Тесную, хоть и неофициальную связь шведских радикалов с неомальтузианством еще больше укрепила агитация Хинке Бергегрена, лидера синдикалистского Социал-демократического Союза молодежи. В знаменитой лекции «Любовь без детей», впервые прочитанной группе женщин в 1910 г., Бергегрен шокировал буржуазных шведов и восхитил юных радикалов открытым отстаиванием освобождения женщин, добрачного секса и ограничения рождаемости и в том числе откровенным разговором о разных способах контрацепции.
Указав на нуждающихся женщин, которых «шведские христиане» отправляют за решетку за попытку прокормить свою ораву детей с помощью мелкого воровства, и на доведенных до отчаяния шведок, которым приходится сообщать своим безработным мужьям, что они опять ждут ребенка, Бергегрен предложил выход из положения – любовь без детей. Он отверг и свободную любовь, и воздержание в браке, а также обрушился с нападками на двойной стандарт в отношении добрачных связей для мужчин и женщин. Сексуальное влечение у женщин, заявил он, ничуть не меньше, чем у мужчин, и требует равного признания.
Сексуальных партнеров Бергегрен призвал отказаться от легкомысленного отношения к рождению детей. Принимая решение завести ребенка, нужно помнить о высокой детской смертности и об опасности врожденных уродств. Он признавал, что любовь к детям вещь замечательная и может дополнять любовь родителей друг к другу. Незамужние матери, тут же добавил он, должны быть защищены законом в той же мере, что и замужние, а закон об абортах нужно сделать более понятным и менее суровым. А главное, утверждал Бергегрен, женщинам, замужним и незамужним, в существующих условиях необходимо использовать противозачаточные средства: «В великой проблеме секса самое важное – предохраняться, предохраняться и предохраняться».

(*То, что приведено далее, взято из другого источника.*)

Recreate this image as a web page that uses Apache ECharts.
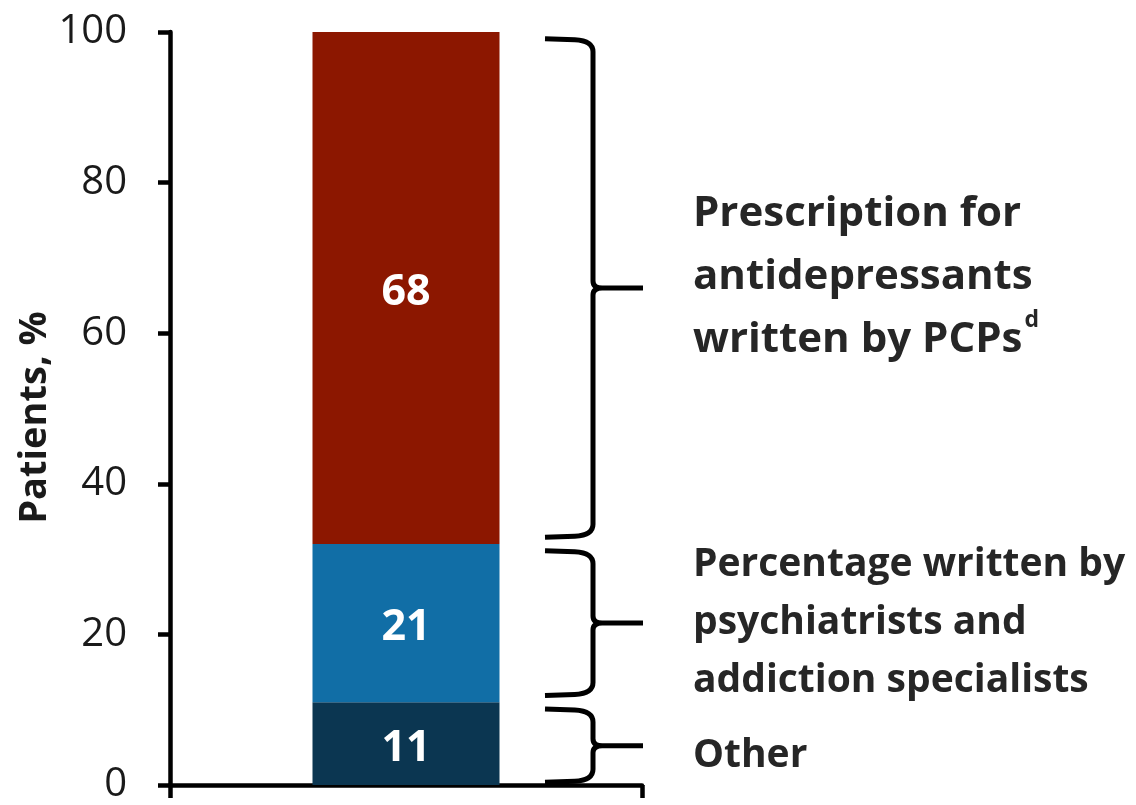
<!DOCTYPE html>
<html>
<head>
<meta charset="utf-8">
<title>Antidepressant prescriptions by prescriber</title>
<script src="https://cdn.jsdelivr.net/npm/echarts@6/dist/echarts.min.js"></script>
<style>
  html, body { margin: 0; padding: 0; background: #fff; }
  #chart { width: 1136px; height: 805px; }
</style>
</head>
<body>
<div id="chart"></div>
<script>
// Single stacked column, bottom to top
const categories = ['Antidepressant prescriptions'];
const segmentNames = ['Other', 'Psychiatrists and addiction specialists', 'PCPs'];
const otherValues = [11];
const psychValues = [21];
const pcpValues = [68];
const segmentColors = ['#0b3651', '#116ea6', '#8c1700'];

// Y axis scale
const yMin = 0;
const yMax = 100;
const yStep = 20;

// Bracket captions to the right of the column, one per segment (bottom to top)
const bracketLabels = [
  ['Other'],
  ['Percentage written by', 'psychiatrists and', 'addiction specialists'],
  ['Prescription for', 'antidepressants', 'written by PCPs{sup|d}']
];

const FONT = '"Open Sans", "Noto Sans", sans-serif';
const chart = echarts.init(document.getElementById('chart'), null, { renderer: 'canvas' });

const seriesValues = [otherValues, psychValues, pcpValues];

// Segment extents [category, low, high, index] for the brackets
const bracketData = [];
{
  let base = 0;
  seriesValues.forEach((vals, i) => {
    bracketData.push([0, base, base + vals[0], i]);
    base += vals[0];
  });
}

// Caption typography per bracket
const captionStyles = [
  { size: 39, lh: 58, dy: 10 },
  { size: 39, lh: 58, dy: 0 },
  { size: 42, lh: 63, dy: -11 }
];

function renderBracket(params, api) {
  const lo = api.value(1);
  const hi = api.value(2);
  const idx = api.value(3);
  const inset = 0.9;
  const top = api.coord([0, hi - inset])[1];
  const bot = api.coord([0, lo + (idx === 0 ? 0.35 : inset)])[1];
  const mid = (top + bot) / 2;
  const armX = 545, spineX = 593, tipX = 643, r = 13, t = 7;
  const d = [
    'M', armX, top,
    'L', spineX - r * 1.4, top + 1,
    'Q', spineX, top + 2, spineX, top + r,
    'L', spineX, mid - t,
    'Q', spineX, mid, spineX + t * 1.3, mid,
    'L', tipX, mid,
    'M', spineX + t * 1.3, mid,
    'Q', spineX, mid, spineX, mid + t,
    'L', spineX, bot - r,
    'Q', spineX, bot - 2, spineX - r * 1.4, bot - 1,
    'L', armX, bot
  ].join(' ');
  const cs = captionStyles[idx];
  return {
    type: 'group',
    children: [
      {
        type: 'path',
        shape: { pathData: d },
        style: { fill: 'none', stroke: '#000', lineWidth: 5, lineJoin: 'round' }
      },
      {
        type: 'text',
        x: 693,
        y: mid + cs.dy,
        style: {
          text: bracketLabels[idx].join('\n'),
          fontFamily: FONT,
          fontWeight: 'bold',
          fontSize: cs.size,
          lineHeight: cs.lh,
          fill: '#262626',
          align: 'left',
          verticalAlign: 'middle',
          rich: {
            sup: {
              fontFamily: FONT,
              fontWeight: 'bold',
              fontSize: 23,
              fill: '#262626',
              verticalAlign: 'top',
              lineHeight: cs.lh,
              padding: [0, 0, 6, 2]
            }
          }
        }
      }
    ]
  };
}

const option = {
  animation: false,
  backgroundColor: '#ffffff',
  grid: { left: 170, right: 494, top: 32, bottom: 16, containLabel: false },
  xAxis: {
    type: 'category',
    data: categories,
    boundaryGap: true,
    axisLine: { show: true, lineStyle: { color: '#000', width: 4.5 } },
    axisTick: { show: true, length: 13, lineStyle: { color: '#000', width: 4.5 } },
    axisLabel: { show: false },
    splitLine: { show: false }
  },
  yAxis: {
    type: 'value',
    min: yMin,
    max: yMax,
    interval: yStep,
    name: 'Patients, %',
    nameLocation: 'middle',
    nameGap: 112,
    nameRotate: 90,
    nameTextStyle: { fontFamily: FONT, fontWeight: 'bold', fontSize: 38, color: '#1a1a1a', padding: [0, 18, 0, 0] },
    axisLine: { show: true, lineStyle: { color: '#000', width: 4.5 } },
    axisTick: { show: true, length: 12, lineStyle: { color: '#000', width: 4.5 } },
    axisLabel: { margin: 43, fontFamily: FONT, fontSize: 40, color: '#1a1a1a' },
    splitLine: { show: false }
  },
  series: seriesValues.map((vals, i) => ({
    name: segmentNames[i],
    type: 'bar',
    stack: 'total',
    data: vals,
    barWidth: 187,
    itemStyle: { color: segmentColors[i] },
    label: {
      show: true,
      position: 'inside',
      offset: [0, 5],
      fontFamily: FONT,
      fontWeight: 'bold',
      fontSize: 43,
      color: '#ffffff'
    }
  })).concat([{
    name: 'brackets',
    type: 'custom',
    data: bracketData,
    encode: { x: 0, y: [1, 2] },
    renderItem: renderBracket,
    clip: false,
    silent: true,
    z: 5
  }])
};

chart.setOption(option);
</script>
</body>
</html>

В своем подходе к демографическому вопросу Бергегрен был непреклонен. Он отметил, что чем беднее социальный класс, тем больше у него детей. Больше всего шведских детей рождается в темных, нездоровых, перенаселенных городских квартирах. Он отверг старые аргументы, что предохранение противоречит слову Божьему, что оно греховно, противоестественно или вредно для здоровья, и он напомнил слушателям, что регулирование рождаемости – это не аборты. Потом он перешел к откровенному обсуждению методов предохранения, включая метод естественного цикла, прерывание полового акта, презерватив, противозачаточный колпачок, маточное кольцо и спринцевание. Бергегрен особенно рекомендовал использование презервативов и противозачаточных колпачков, потому что они позволяли женщине контролировать половой акт. В заключение он заявил, что «любовь без детей… это лучше, чем дети без любви»[40].
В ту же точку били и другие радикальные неомальтузианцы. В сочинении «Бедность и дети» Антон Нюстрем подчеркнул, что, решая завести ребенка, родители прежде всего должны думать о его благополучии. Он указал на доказательства связи между числом детей в семье и бедностью, перенаселенным жильем, высоким уровнем детской и женской смертности и болезнями. Он не соглашался с тем, что единственная причина бедности коренится в неправильном устройстве общества – стоит заглянуть чуть глубже, и становится ясно, что у бедных слишком много детей. Выход, заключил он, только в ограничении рождаемости. Если заводить детей позже и рожать меньше, браки станут счастливее, а социальное бремя бедности снизится. По сути дела, ограничение рождаемости было профилактической социальной политикой: «От медицины мы ждем не только помощи в случае болезни, но и – по мере того как расширяются наши знания об их причинах – предотвращения болезней, и точно так же следует не только помогать бедным, но и стремиться с помощью разумных мер предотвращать бедность, когда это возможно»[41].